- Problem to work on -
Leave out the pictures and transcribe everything else exactly.
** begin Collected material **
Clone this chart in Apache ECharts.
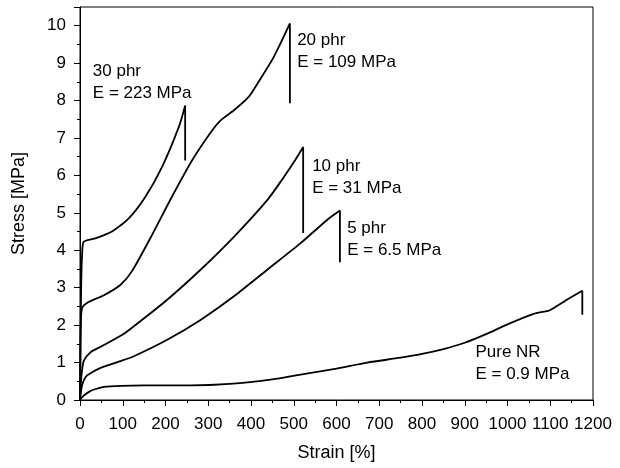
<!DOCTYPE html>
<html>
<head>
<meta charset="utf-8">
<script src="https://cdn.jsdelivr.net/npm/echarts@6/dist/echarts.min.js"></script>
<style>
  html, body { margin: 0; padding: 0; background: #fff; }
  #chart { width: 620px; height: 468px; }
</style>
</head>
<body>
<div id="chart"></div>
<script>
// strain [%], stress [MPa]
var pureNR = [[0,0],[3,0.05],[9,0.12],[20,0.21],[33,0.28],[56,0.35],[95,0.38],[150,0.39],[260,0.39],[350,0.43],[450,0.55],[516,0.68],[600,0.84],[672,1.0],[750,1.13],[800,1.23],[850,1.36],[900,1.53],[950,1.76],[1000,2.02],[1061,2.3],[1085,2.36],[1098,2.39],[1139,2.68],[1175,2.92],[1175,2.28]];
var phr5 = [[0,0],[2,0.2],[5,0.4],[10,0.55],[17,0.66],[48,0.86],[95,1.04],[126,1.17],[204,1.61],[282,2.14],[360,2.77],[438,3.48],[516,4.19],[578,4.81],[608,5.06],[608,3.68]];
var phr10 = [[0,0],[2,0.45],[5,0.81],[9,1.05],[25,1.28],[48,1.42],[100,1.75],[126,1.97],[204,2.68],[282,3.48],[360,4.36],[438,5.34],[477,5.96],[500,6.35],[522,6.76],[522,4.46]];
var phr20 = [[0,0],[1,1.2],[2,2.1],[5,2.46],[17,2.6],[56,2.8],[95,3.08],[122,3.45],[168,4.4],[215,5.43],[262,6.4],[309,7.2],[329,7.47],[360,7.74],[394,8.09],[415,8.45],[453,9.16],[491,10.06],[491,7.93]];
var phr30 = [[0,0],[1,1.5],[3,3.2],[5,3.9],[8,4.22],[20,4.28],[36,4.32],[55,4.4],[75,4.5],[114,4.85],[153,5.43],[192,6.23],[231,7.29],[246,7.87],[246,6.4]];

// annotation anchors: [strain, stress, text]
var notes = [
  [30, 8.48, '30 phr\nE = 223 MPa'],
  [508, 9.31, '20 phr\nE = 109 MPa'],
  [543, 5.96, '10 phr\nE = 31 MPa'],
  [625, 4.3, '5 phr\nE = 6.5 MPa'],
  [925, 0.97, 'Pure NR\nE = 0.9 MPa']
];

var chart = echarts.init(document.getElementById('chart'));
var font = 'Liberation Sans, Arial, sans-serif';

function curve(d) {
  return {
    type: 'line',
    data: d,
    symbol: 'none',
    smooth: 0.25,
    lineStyle: { color: '#000', width: 1.8 },
    z: 3
  };
}

var option = {
  animation: false,
  grid: {
    left: 80, right: 27, top: 7, bottom: 68,
    show: true, borderColor: '#000', borderWidth: 1
  },
  xAxis: {
    type: 'value',
    min: 0, max: 1200, interval: 100,
    name: 'Strain [%]',
    nameLocation: 'middle',
    nameGap: 44,
    nameTextStyle: { color: '#000', fontSize: 18, fontFamily: font },
    axisLine: { lineStyle: { color: '#000', width: 1 } },
    axisTick: { lineStyle: { color: '#000' }, length: 6 },
    minorTick: { show: true, splitNumber: 2, length: 3, lineStyle: { color: '#000' } },
    splitLine: { show: false },
    axisLabel: {
      color: '#000', fontSize: 17, fontFamily: font, margin: 16,
      formatter: function (v) { return String(v); }
    }
  },
  yAxis: {
    type: 'value',
    min: 0, max: 10.5, interval: 1,
    name: 'Stress [MPa]',
    nameLocation: 'middle',
    nameGap: 52,
    nameTextStyle: { color: '#000', fontSize: 18, fontFamily: font },
    axisLine: { show: true, lineStyle: { color: '#000', width: 1 } },
    axisTick: { show: true, lineStyle: { color: '#000' }, length: 6 },
    minorTick: { show: true, splitNumber: 2, length: 3, lineStyle: { color: '#000' } },
    splitLine: { show: false },
    axisLabel: {
      color: '#000', fontSize: 17, fontFamily: font, margin: 14,
      formatter: function (v) { return v > 10 ? '' : String(v); }
    }
  },
  series: [
    curve(pureNR), curve(phr5), curve(phr10), curve(phr20), curve(phr30),
    {
      type: 'scatter',
      symbolSize: 0,
      itemStyle: { opacity: 1 },
      data: notes.map(function (n) { return { value: [n[0], n[1]], name: n[2] }; }),
      label: {
        show: true,
        position: 'right',
        distance: 0,
        align: 'left',
        verticalAlign: 'middle',
        formatter: function (p) { return p.name; },
        color: '#000',
        fontSize: 17,
        lineHeight: 22,
        fontFamily: font
      },
      silent: true,
      z: 4
    }
  ]
};

chart.setOption(option);
</script>
</body>
</html>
** end Collected material **
- Exercise answer -
Clone this chart in Apache ECharts.
<!DOCTYPE html>
<html>
<head>
<meta charset="utf-8">
<script src="https://cdn.jsdelivr.net/npm/echarts@6/dist/echarts.min.js"></script>
<style>
  html, body { margin: 0; padding: 0; background: #fff; }
  #chart { width: 620px; height: 468px; }
</style>
</head>
<body>
<div id="chart"></div>
<script>
// strain [%], stress [MPa]
var pureNR = [[0,0],[3,0.05],[9,0.12],[20,0.21],[33,0.28],[56,0.35],[95,0.38],[150,0.39],[260,0.39],[350,0.43],[450,0.55],[516,0.68],[600,0.84],[672,1.0],[750,1.13],[800,1.23],[850,1.36],[900,1.53],[950,1.76],[1000,2.02],[1061,2.3],[1085,2.36],[1098,2.39],[1139,2.68],[1175,2.92],[1175,2.28]];
var phr5 = [[0,0],[2,0.2],[5,0.4],[10,0.55],[17,0.66],[48,0.86],[95,1.04],[126,1.17],[204,1.61],[282,2.14],[360,2.77],[438,3.48],[516,4.19],[578,4.81],[608,5.06],[608,3.68]];
var phr10 = [[0,0],[2,0.45],[5,0.81],[9,1.05],[25,1.28],[48,1.42],[100,1.75],[126,1.97],[204,2.68],[282,3.48],[360,4.36],[438,5.34],[477,5.96],[500,6.35],[522,6.76],[522,4.46]];
var phr20 = [[0,0],[1,1.2],[2,2.1],[5,2.46],[17,2.6],[56,2.8],[95,3.08],[122,3.45],[168,4.4],[215,5.43],[262,6.4],[309,7.2],[329,7.47],[360,7.74],[394,8.09],[415,8.45],[453,9.16],[491,10.06],[491,7.93]];
var phr30 = [[0,0],[1,1.5],[3,3.2],[5,3.9],[8,4.22],[20,4.28],[36,4.32],[55,4.4],[75,4.5],[114,4.85],[153,5.43],[192,6.23],[231,7.29],[246,7.87],[246,6.4]];

// annotation anchors: [strain, stress, text]
var notes = [
  [30, 8.48, '30 phr\nE = 223 MPa'],
  [508, 9.31, '20 phr\nE = 109 MPa'],
  [543, 5.96, '10 phr\nE = 31 MPa'],
  [625, 4.3, '5 phr\nE = 6.5 MPa'],
  [925, 0.97, 'Pure NR\nE = 0.9 MPa']
];

var chart = echarts.init(document.getElementById('chart'));
var font = 'Liberation Sans, Arial, sans-serif';

function curve(d) {
  return {
    type: 'line',
    data: d,
    symbol: 'none',
    smooth: 0.25,
    lineStyle: { color: '#000', width: 1.8 },
    z: 3
  };
}

var option = {
  animation: false,
  grid: {
    left: 80, right: 27, top: 7, bottom: 68,
    show: true, borderColor: '#000', borderWidth: 1
  },
  xAxis: {
    type: 'value',
    min: 0, max: 1200, interval: 100,
    name: 'Strain [%]',
    nameLocation: 'middle',
    nameGap: 44,
    nameTextStyle: { color: '#000', fontSize: 18, fontFamily: font },
    axisLine: { lineStyle: { color: '#000', width: 1 } },
    axisTick: { lineStyle: { color: '#000' }, length: 6 },
    minorTick: { show: true, splitNumber: 2, length: 3, lineStyle: { color: '#000' } },
    splitLine: { show: false },
    axisLabel: {
      color: '#000', fontSize: 17, fontFamily: font, margin: 16,
      formatter: function (v) { return String(v); }
    }
  },
  yAxis: {
    type: 'value',
    min: 0, max: 10.5, interval: 1,
    name: 'Stress [MPa]',
    nameLocation: 'middle',
    nameGap: 52,
    nameTextStyle: { color: '#000', fontSize: 18, fontFamily: font },
    axisLine: { show: true, lineStyle: { color: '#000', width: 1 } },
    axisTick: { show: true, lineStyle: { color: '#000' }, length: 6 },
    minorTick: { show: true, splitNumber: 2, length: 3, lineStyle: { color: '#000' } },
    splitLine: { show: false },
    axisLabel: {
      color: '#000', fontSize: 17, fontFamily: font, margin: 14,
      formatter: function (v) { return v > 10 ? '' : String(v); }
    }
  },
  series: [
    curve(pureNR), curve(phr5), curve(phr10), curve(phr20), curve(phr30),
    {
      type: 'scatter',
      symbolSize: 0,
      itemStyle: { opacity: 1 },
      data: notes.map(function (n) { return { value: [n[0], n[1]], name: n[2] }; }),
      label: {
        show: true,
        position: 'right',
        distance: 0,
        align: 'left',
        verticalAlign: 'middle',
        formatter: function (p) { return p.name; },
        color: '#000',
        fontSize: 17,
        lineHeight: 22,
        fontFamily: font
      },
      silent: true,
      z: 4
    }
  ]
};

chart.setOption(option);
</script>
</body>
</html>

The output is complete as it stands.